Taxing Agreement
Cambridge and MIT settle tax payment plan
By Sally Atwood
You can always count on death and taxes, but the city of Cambridge was not certain it could count on collecting taxes on MITs commercial properties forever. So in January 2001, the city asked MIT to enter into a binding agreement that would specify what taxes the Institute would pay if it converted commercial property into tax-exempt academic space. Just as President Charles M. Vest HM was stepping down last December, the city and the Institute together announced an agreement that places an annual cap on the amount of commercial property the Institute can remove from the city tax rolls. It also increases MITs voluntary payment in lieu of taxes from $1.2 million in fiscal year 2004 to $1.5 million in 2005 and stipulates a further 2.5 percent annual increase for the life of the 40-year agreement.
MIT owns 241 acres within the city, or 5.29 percent of the citys total land area. Of that property, 157 acres are tax exempt, but MIT is still the single largest taxpayer in Cambridge. In 2004 MIT paid $23.5 million in property taxes.

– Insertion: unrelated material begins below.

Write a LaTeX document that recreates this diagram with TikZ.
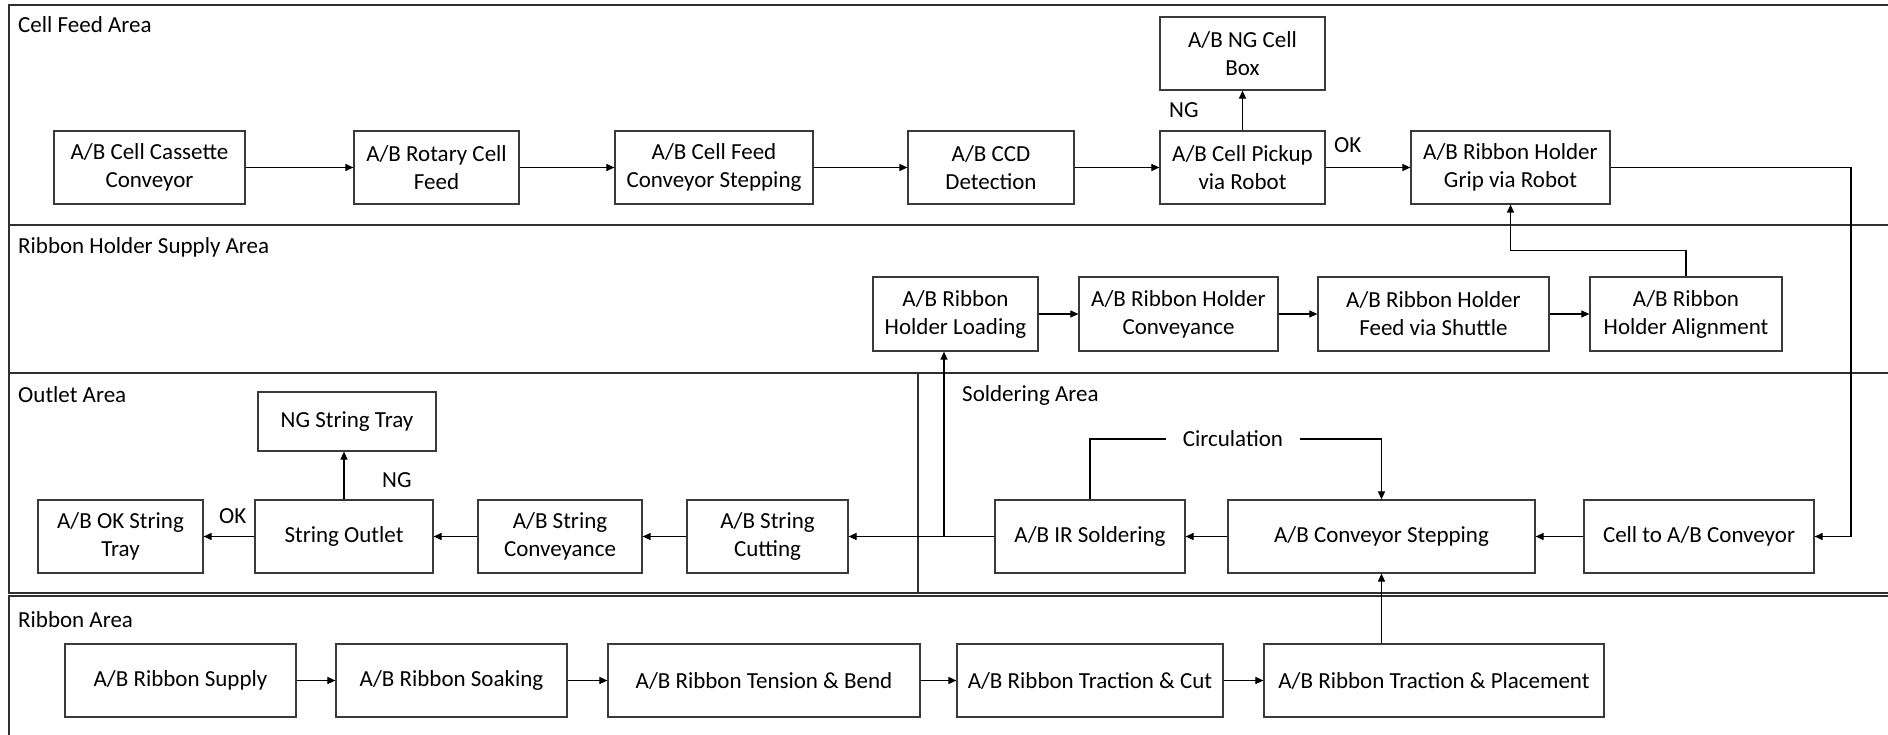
\documentclass[tikz,border=0pt]{standalone}
\usepackage{fontspec}
\setmainfont{Carlito}
\usetikzlibrary{arrows.meta}
\definecolor{boxc}{HTML}{3A3A3A}
\definecolor{areac}{HTML}{303030}
\tikzset{
  box/.style={draw=boxc, line width=1.2pt, inner sep=0pt, align=center,
    font=\fontsize{23pt}{28pt}\selectfont},
  area/.style={draw=areac, line width=1.5pt},
  lbl/.style={inner sep=0pt, font=\fontsize{23pt}{28pt}\selectfont},
  arr/.style={line width=1.1pt, draw=black, -{Triangle[length=8pt,width=7pt]}},
  ln/.style={line width=1.1pt, draw=black}
}
\begin{document}
\begin{tikzpicture}[x=1pt,y=-1pt]
\clip (0,0) rectangle (1888,735);
\fill[white] (0,0) rectangle (1888,735);
% areas
\draw[area] (9,5) rectangle (1900,225);
\draw[area] (9,225) rectangle (1900,373);
\draw[area] (9,373) rectangle (918,593);
\draw[area] (918,373) rectangle (1900,593);
\draw[area] (9,596) rectangle (1900,760);
% area labels
\node[lbl, anchor=base west] (lcf) at (18,33) {Cell Feed Area};
\node[lbl, anchor=base west] (lrh) at (18,254) {Ribbon Holder Supply Area};
\node[lbl, anchor=base west] (lout) at (18,402) {Outlet Area};
\node[lbl, anchor=base west] (lsol) at (962,401) {Soldering Area};
\node[lbl, anchor=base west] (lrib) at (18,627) {Ribbon Area};
% row 1
\node[box, minimum width=191pt, minimum height=73pt] (cc)   at (149.5,167.5) {A/B Cell Cassette\\Conveyor};
\node[box, minimum width=165pt, minimum height=73pt] (rcf)  at (436.5,167.5) {A/B Rotary Cell\\Feed};
\node[box, minimum width=198pt, minimum height=73pt] (cfs)  at (714,167.5) {A/B Cell Feed\\Conveyor Stepping};
\node[box, minimum width=166pt, minimum height=73pt] (ccd)  at (991,167.5) {A/B CCD\\Detection};
\node[box, minimum width=165pt, minimum height=73pt] (pick) at (1242.5,167.5) {A/B Cell Pickup\\via Robot};
\node[box, minimum width=199pt, minimum height=73pt] (grip) at (1510.5,167.5) {A/B Ribbon Holder\\Grip via Robot};
\node[box, minimum width=165pt, minimum height=73pt] (ngbox) at (1242.5,53.5) {A/B NG Cell\\Box};
% row 2
\node[box, minimum width=165pt, minimum height=74pt] (load)  at (955.5,314) {A/B Ribbon\\Holder Loading};
\node[box, minimum width=199pt, minimum height=74pt] (hconv) at (1178.5,314) {A/B Ribbon Holder\\Conveyance};
\node[box, minimum width=231pt, minimum height=74pt] (shut)  at (1433.5,314) {A/B Ribbon Holder\\Feed via Shuttle};
\node[box, minimum width=192pt, minimum height=74pt] (align) at (1686,314) {A/B Ribbon\\Holder Alignment};
% row 3
\node[box, minimum width=165pt, minimum height=73pt] (oktray) at (120.5,536.5) {A/B OK String\\Tray};
\node[box, minimum width=178pt, minimum height=73pt] (outlet) at (344,536.5) {String Outlet};
\node[box, minimum width=164pt, minimum height=73pt] (sconv)  at (560,536.5) {A/B String\\Conveyance};
\node[box, minimum width=161pt, minimum height=73pt] (scut)   at (767.5,536.5) {A/B String\\Cutting};
\node[box, minimum width=190pt, minimum height=73pt] (ir)     at (1090,536.5) {A/B IR Soldering};
\node[box, minimum width=307pt, minimum height=73pt] (cstep)  at (1381.5,536.5) {A/B Conveyor Stepping};
\node[box, minimum width=230pt, minimum height=73pt] (c2c)    at (1699,536.5) {Cell to A/B Conveyor};
\node[box, minimum width=178pt, minimum height=59pt] (ngtray) at (347,421.5) {NG String Tray};
% row 4
\node[box, minimum width=231pt, minimum height=73pt] (rsup)   at (180.5,680.5) {A/B Ribbon Supply};
\node[box, minimum width=231pt, minimum height=73pt] (soak)   at (451.5,680.5) {A/B Ribbon Soaking};
\node[box, minimum width=312pt, minimum height=73pt] (tens)   at (764,680.5) {A/B Ribbon Tension \& Bend};
\node[box, minimum width=266pt, minimum height=73pt] (tcut)   at (1090,680.5) {A/B Ribbon Traction \& Cut};
\node[box, minimum width=340pt, minimum height=73pt] (tplace) at (1434,680.5) {A/B Ribbon Traction \& Placement};
% small labels
\node[lbl, anchor=base west] (ng1) at (1169,118) {NG};
\node[lbl, anchor=base west] (ok1) at (1334,153) {OK};
\node[lbl, anchor=base west] (ng2) at (382,487) {NG};
\node[lbl, anchor=base west] (ok2) at (219,523) {OK};
\node[lbl, inner xsep=17pt] (circ) at (1233,439) {Circulation};
% coordinates
\coordinate (rr) at (1851,0);
\coordinate (tap) at (944,536.5);
% connectors row 1
\draw[arr] (cc) -- (rcf);
\draw[arr] (rcf) -- (cfs);
\draw[arr] (cfs) -- (ccd);
\draw[arr] (ccd) -- (pick);
\draw[arr] (pick) -- (grip);
\draw[arr] (pick.north) -- (ngbox.south);
\draw[arr] (grip.east) -- (grip.east -| rr) |- (c2c.east);
% row 2
\draw[arr] (load) -- (hconv);
\draw[arr] (hconv) -- (shut);
\draw[arr] (shut) -- (align);
\draw[arr] (align.north) -- ++(0,-26) -| (grip.south);
% row 3
\draw[arr] (c2c) -- (cstep);
\draw[arr] (cstep) -- (ir);
\draw[arr] (ir) -- (scut);
\draw[arr] (scut) -- (sconv);
\draw[arr] (sconv) -- (outlet);
\draw[arr] (outlet) -- (oktray);
\draw[arr] (outlet.north) -- (outlet.north |- ngtray.south);
\draw[arr] (tap) -- (tap |- load.south);
\draw[ln] (ir.north) |- (circ.west);
\draw[arr] (circ.east) -| (cstep.north);
% row 4
\draw[arr] (rsup) -- (soak);
\draw[arr] (soak) -- (tens);
\draw[arr] (tens) -- (tcut);
\draw[arr] (tcut) -- (tplace);
\draw[arr] (tplace.north -| cstep.south) -- (cstep.south);
\end{tikzpicture}
\end{document}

Under the new agreement, the property that MIT removes from the tax rolls in a given year must account for no more than .5 percent of the citys total tax levy. MIT will also phase out its property tax payments over three years to help the city adjust to the lost revenue. Over the life of the agreement, MIT can remove only 2.5 percent of the citys total tax levy from the rolls. If it exceeds that limit, it will pay full property taxes on the overage for 40 years from the year the conversion is made.
We have to keep pace with science, so we needed some flexibility that will allow us to convert property without being penalized all the time, says Sarah Gallop, codirector of MITs Office of Government and Community Relations. Cambridge, in turn, gains revenue protection and long-term predictability for its budgeting process.